The travel is hard going, but she won’t stop and her diary shows concert dates in Toronto, Stockholm, Sydney, Santa Fe, New York, Seattle and Lucerne. Nor will she be trading classical for crossover, the kind of accessible and lucrative classical-lite exemplified by fellow violinist Vanessa-Mae and singer Katherine Jenkins. ‘You increase your sales and a certain type of visibility in front of a mainstream public, but at what point have you sold your soul and sacrificed too much in order to do that?’ she asks.
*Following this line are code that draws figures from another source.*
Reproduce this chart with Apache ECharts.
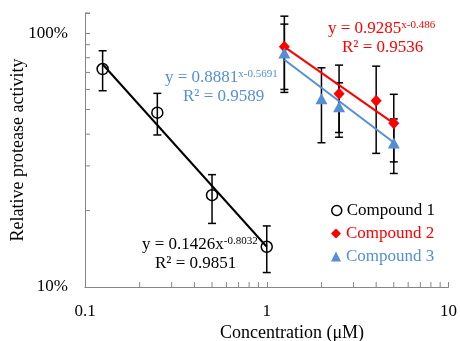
<!DOCTYPE html>
<html><head><meta charset="utf-8">
<script src="https://cdn.jsdelivr.net/npm/echarts@6/dist/echarts.min.js"></script>
<style>html,body{margin:0;padding:0;background:#fff}#c{width:460px;height:341px}</style>
</head><body><div id="c"></div>
<script>
// Compound 1
const conc1 = [0.125, 0.25, 0.5, 1];
const act1 = [0.722, 0.486, 0.230, 0.144];
const low1 = [0.593, 0.397, 0.178, 0.114];
const high1 = [0.852, 0.579, 0.277, 0.174];
// Compound 2
const conc2 = [1.25, 2.5, 4, 5];
const act2 = [0.883, 0.577, 0.541, 0.442];
const low2 = [0.600, 0.406, 0.336, 0.311];
const high2 = [1.166, 0.748, 0.741, 0.574];
// Compound 3
const conc3 = [1.25, 2, 2.5, 5];
const act3 = [0.834, 0.551, 0.513, 0.369];
const low3 = [0.584, 0.370, 0.389, 0.280];
const high3 = [1.085, 0.730, 0.637, 0.459];
// trendline endpoints
const fitX1 = [0.125, 1], fitY1 = [0.754, 0.144];
const fitX2 = [1.25, 5], fitY2 = [0.883, 0.441];
const fitX3 = [1.25, 5], fitY3 = [0.785, 0.371];
// axes
const xMin = 0.1, xMax = 10, yMin = 0.1, yMax = 1.2;
const xTickLabels = {0.1: '0.1', 1: '1', 10: '10'};
const yTickLabels = {0.1: '10%', 1: '100%'};
const xMinorTicks = [0.2,0.3,0.4,0.5,0.6,0.7,0.8,0.9,2,3,4,5,6,7,8,9];
const yMinorTicks = [0.2,0.3,0.4,0.5,0.6,0.7,0.8,0.9,1.2];
const names = ['Compound 1', 'Compound 2', 'Compound 3'];
const xTitle = 'Concentration (μM)';
const yTitle = 'Relative protease activity';

const FONT = 'Liberation Serif';
const BLACK = '#000', RED = '#FF0000', BLUE = '#558ED5', AXIS = '#868686';

function zip(a, b) { return a.map((v, i) => [v, b[i]]); }
function errData(x, lo, hi) { return x.map((v, i) => [v, lo[i], hi[i]]); }
function labelFor(map, v) {
  for (const k in map) { if (Math.abs(Math.log10(+k) - Math.log10(v)) < 1e-6) return map[k]; }
  return '';
}
function errSeries(data) {
  return {
    type: 'custom', data: data, silent: true, z: 2,
    encode: {x: 0, y: [1, 2]},
    renderItem: function (params, api) {
      const x = api.value(0);
      const p1 = api.coord([x, api.value(2)]);
      const p2 = api.coord([x, api.value(1)]);
      const w = 4;
      const st = {stroke: '#000', lineWidth: 1.5};
      return {type: 'group', children: [
        {type: 'line', shape: {x1: p1[0], y1: p1[1], x2: p2[0], y2: p2[1]}, style: st},
        {type: 'line', shape: {x1: p1[0]-w, y1: p1[1], x2: p1[0]+w, y2: p1[1]}, style: st},
        {type: 'line', shape: {x1: p2[0]-w, y1: p2[1], x2: p2[0]+w, y2: p2[1]}, style: st}
      ]};
    }
  };
}
function tickSeries(data, dir) {
  return {
    type: 'custom', data: data, silent: true, z: 1,
    renderItem: function (params, api) {
      const p = api.coord([api.value(0), api.value(1)]);
      const st = {stroke: AXIS, lineWidth: 1};
      if (dir === 'x') return {type: 'line', shape: {x1: p[0], y1: p[1], x2: p[0], y2: p[1]-5}, style: st};
      return {type: 'line', shape: {x1: p[0], y1: p[1], x2: p[0]+5, y2: p[1]}, style: st};
    }
  };
}
function eqText(x, y, main, sup, color) {
  return {type: 'text', x: x, y: y, z: 100, style: {
    text: '{n|' + main + '}' + (sup ? '{s|' + sup + '}' : ''),
    align: 'left', verticalAlign: 'middle',
    rich: {
      n: {fontFamily: FONT, fontSize: 17, fill: color, lineHeight: 18},
      s: {fontFamily: FONT, fontSize: 11, fill: color, verticalAlign: 'top', lineHeight: 18}
    }
  }};
}
function legendFor(i, top, icon, itemStyle, color) {
  return {
    orient: 'vertical', left: 326, top: top, itemWidth: 10, itemHeight: 10,
    formatter: '{t|{name}}',
    textStyle: {fontFamily: FONT, fontSize: 17, color: color,
      rich: {t: {fontFamily: FONT, fontSize: 17, color: color}}},
    data: [{name: names[i], icon: icon, itemStyle: itemStyle}]
  };
}

const chart = echarts.init(document.getElementById('c'), null, {renderer: 'canvas'});
chart.setOption({
  animation: false,
  backgroundColor: '#fff',
  textStyle: {fontFamily: FONT},
  grid: {left: 85, right: 10, top: 13, bottom: 54, containLabel: false},
  xAxis: {
    type: 'log', logBase: 10, min: xMin, max: xMax,
    axisLine: {lineStyle: {color: AXIS, width: 1}},
    axisTick: {show: true, inside: true, length: 5, lineStyle: {color: AXIS}},
    splitLine: {show: false},
    axisLabel: {fontFamily: FONT, fontSize: 17, color: '#000', margin: 16,
      formatter: v => labelFor(xTickLabels, v)}
  },
  yAxis: {
    type: 'log', logBase: 10, min: yMin, max: yMax,
    axisLine: {lineStyle: {color: AXIS, width: 1}},
    axisTick: {show: true, inside: true, length: 5, lineStyle: {color: AXIS}},
    splitLine: {show: false},
    axisLabel: {fontFamily: FONT, fontSize: 17, color: '#000', margin: 17,
      formatter: v => labelFor(yTickLabels, v)}
  },
  legend: [
    legendFor(0, 197, 'circle', {color: '#fff', borderColor: '#000', borderWidth: 1.5}, BLACK),
    legendFor(1, 220, 'diamond', {color: RED}, RED),
    legendFor(2, 243, 'triangle', {color: BLUE}, BLUE)
  ],
  graphic: [
    {type: 'text', x: 292, y: 333, style: {text: xTitle, fontFamily: FONT, fontSize: 18, fill: '#000', align: 'center', verticalAlign: 'middle'}},
    {type: 'text', x: 18, y: 150, rotation: Math.PI / 2, style: {text: yTitle, fontFamily: FONT, fontSize: 18, fill: '#000', align: 'center', verticalAlign: 'middle'}},
    eqText(165, 78, 'y = 0.8881', 'x-0.5691', BLUE),
    eqText(183, 97, 'R² = 0.9589', '', BLUE),
    eqText(328, 29, 'y = 0.9285', 'x-0.486', RED),
    eqText(342, 48, 'R² = 0.9536', '', RED),
    eqText(142, 245, 'y = 0.1426x', '-0.8032', BLACK),
    eqText(155, 264, 'R² = 0.9851', '', BLACK)
  ],
  series: [
    tickSeries(xMinorTicks.map(v => [v, yMin]), 'x'),
    tickSeries(yMinorTicks.map(v => [xMin, v]), 'y'),
    errSeries(errData(conc1, low1, high1)),
    errSeries(errData(conc2, low2, high2)),
    errSeries(errData(conc3, low3, high3)),
    {type: 'line', data: zip(fitX1, fitY1), symbol: 'none', silent: true, z: 3, lineStyle: {color: BLACK, width: 2}},
    {type: 'line', data: zip(fitX2, fitY2), symbol: 'none', silent: true, z: 3, lineStyle: {color: RED, width: 2}},
    {type: 'line', data: zip(fitX3, fitY3), symbol: 'none', silent: true, z: 3, lineStyle: {color: BLUE, width: 2}},
    {name: names[0], type: 'scatter', data: zip(conc1, act1), symbol: 'circle', symbolSize: 11, z: 4,
      itemStyle: {color: 'rgba(255,255,255,0)', borderColor: '#000', borderWidth: 1.5, opacity: 1}},
    {name: names[1], type: 'scatter', data: zip(conc2, act2), symbol: 'diamond', symbolSize: [11, 12], z: 4,
      itemStyle: {color: RED, opacity: 1}},
    {name: names[2], type: 'scatter', data: zip(conc3, act3), symbol: 'triangle', symbolSize: [12, 11], z: 4,
      itemStyle: {color: BLUE, opacity: 1}}
  ]
});
</script></body></html>
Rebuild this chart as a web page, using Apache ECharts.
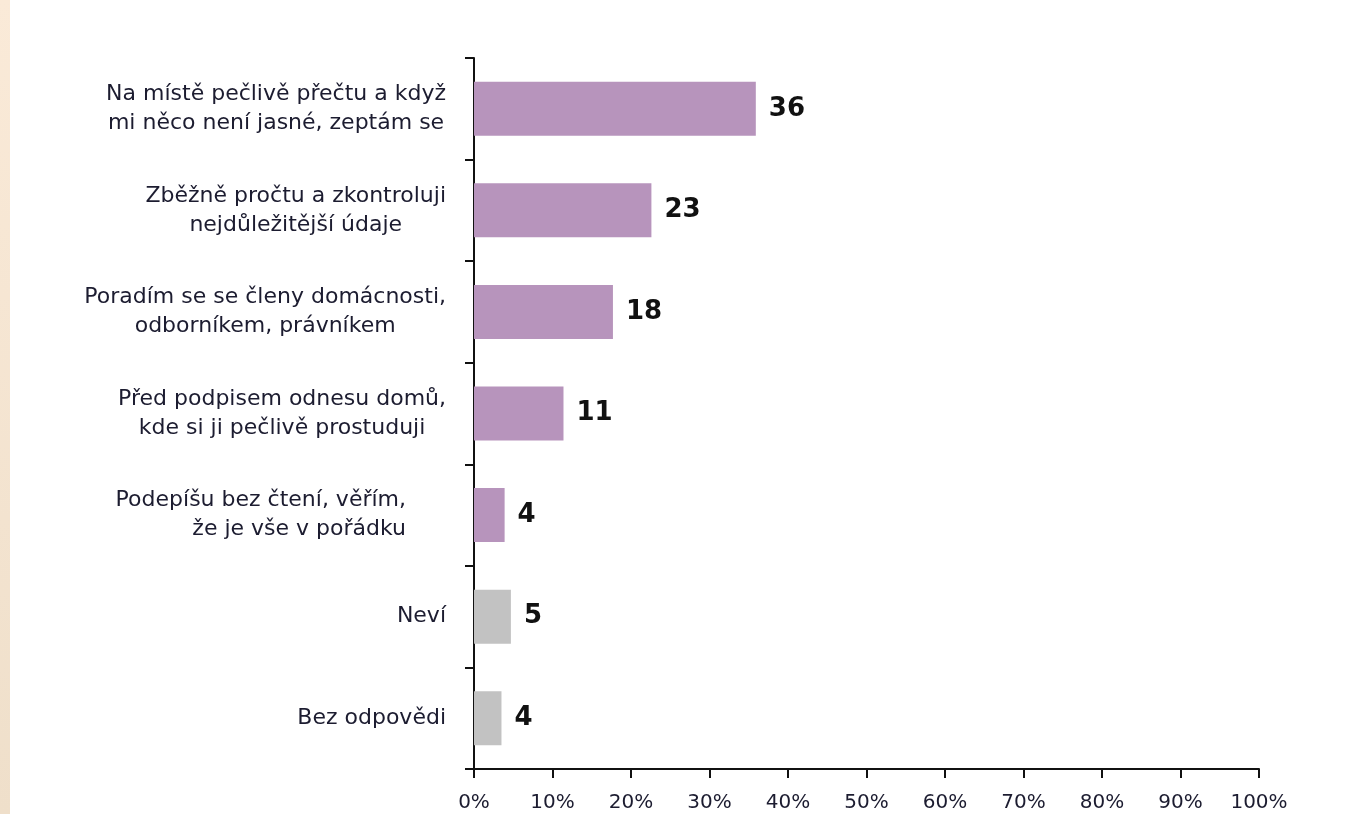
<!DOCTYPE html>
<html>
<head>
<meta charset="utf-8">
<script src="https://cdn.jsdelivr.net/npm/echarts@6/dist/echarts.min.js"></script>
<style>
html, body { margin: 0; padding: 0; background: #ffffff; }
#chart { width: 1363px; height: 814px; }
</style>
</head>
<body>
<div id="chart"></div>
<script>
// ---- data ----
const categories = [
  'Na místě pečlivě přečtu a když\nmi něco není jasné, zeptám se',
  'Zběžně pročtu a zkontroluji\nnejdůležitější údaje',
  'Poradím se se členy domácnosti,\nodborníkem, právníkem',
  'Před podpisem odnesu domů,\nkde si ji pečlivě prostuduji',
  'Podepíšu bez čtení, věřím,\nže je vše v pořádku',
  'Neví',
  'Bez odpovědi'
];
const values = [35.9, 22.6, 17.7, 11.4, 3.9, 4.7, 3.5];
const valueLabels = ['36', '23', '18', '11', '4', '5', '4'];
const barGroups = ['answer', 'answer', 'answer', 'answer', 'answer', 'other', 'other'];
const xTickLabels = ['0%', '10%', '20%', '30%', '40%', '50%', '60%', '70%', '80%', '90%', '100%'];

// ---- styles ----
const groupColors = { answer: '#B794BC', other: '#C2C2C2' };
const textColor = '#1c1c30';

const chart = echarts.init(document.getElementById('chart'), null, { renderer: 'canvas' });

const option = {
  animation: false,
  backgroundColor: '#ffffff',
  graphic: [{
    type: 'rect',
    left: 0, top: 0,
    shape: { width: 10, height: 814 },
    style: {
      fill: new echarts.graphic.LinearGradient(0, 0, 0, 1, [
        { offset: 0, color: '#FAEAD8' },
        { offset: 1, color: '#EFDFCA' }
      ])
    },
    silent: true
  }],
  grid: { left: 474, right: 104, top: 58, bottom: 45, containLabel: false },
  xAxis: {
    type: 'value',
    min: 0, max: 100, interval: 10,
    splitLine: { show: false },
    axisLine: { show: true, lineStyle: { color: '#111', width: 2 } },
    axisTick: { show: true, length: 9, lineStyle: { color: '#111', width: 2 } },
    axisLabel: {
      margin: 24,
      fontFamily: 'DejaVu Sans',
      fontSize: 20,
      color: textColor,
      formatter: function (v) { return xTickLabels[Math.round(v / 10)]; }
    }
  },
  yAxis: {
    type: 'category',
    inverse: true,
    data: categories,
    axisLine: { show: true, lineStyle: { color: '#111', width: 2 } },
    axisTick: { show: true, length: 9, alignWithLabel: false, lineStyle: { color: '#111', width: 2 } },
    axisLabel: {
      margin: 28,
      fontFamily: 'DejaVu Sans',
      fontSize: 22,
      lineHeight: 29,
      color: textColor,
      align: 'right',
      formatter: function (v, i) {
        const style = (i === 4) ? 'r' : 'c';
        return String(v).split('\n').map(function (l) { return '{' + style + '|' + l + '}'; }).join('\n');
      },
      rich: {
        c: { align: 'center', fontFamily: 'DejaVu Sans', fontSize: 22, lineHeight: 29, color: textColor },
        r: { align: 'right', fontFamily: 'DejaVu Sans', fontSize: 22, lineHeight: 29, color: textColor, padding: [0, 40, 0, 0] }
      }
    }
  },
  series: [{
    type: 'bar',
    barWidth: 54,
    data: values.map(function (v, i) {
      return { value: v, itemStyle: { color: groupColors[barGroups[i]] } };
    }),
    label: {
      show: true,
      position: 'right',
      distance: 13,
      fontFamily: 'DejaVu Sans',
      fontWeight: 'bold',
      fontSize: 26,
      color: '#111',
      formatter: function (p) { return valueLabels[p.dataIndex]; }
    }
  }]
};

chart.setOption(option);
</script>
</body>
</html>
And as for dumbing down the classic experience: ‘Let’s change the concert halls, put a pop beat under the music, don’t have a silent atmosphere, get everyone to pull out their mobile phones and let them film whatever they want … No! I am not a fan of that. Classical music is bloody difficult to learn and play and it is long form, so the audience has to concentrate to listen to it. I am not an apologist for any of those things.’
She adores the Proms but says classical musicians can feel two ways about its rapidly increasing musical diversity. ‘Things that are traditional and historic fall into the troubled question of how they maintain that and move with the times. Some people can get quite defensive when extremely popular and heavily promoted styles of music make their way into the Proms. I feel different about it every day. I think if people recognise an institution as being open to their persuasions, then they will explore more of that institution, but I don’t believe in a revival and homogenisation of the classical experience.
‘My overriding feeling is that the Proms is the greatest music festival anywhere because of the massive number of people they get in there. It’s friendly. You can go for £6. It’s world-class music yet it’s the opposite of elite.’
Benedetti will be playing there, her violin sitting on her calloused neck, in the kind of va-voom evening dress she thinks the audience deserves, pursuing greatness rather than stardom. On reflection, I reckon those marks could best be described as battle scars.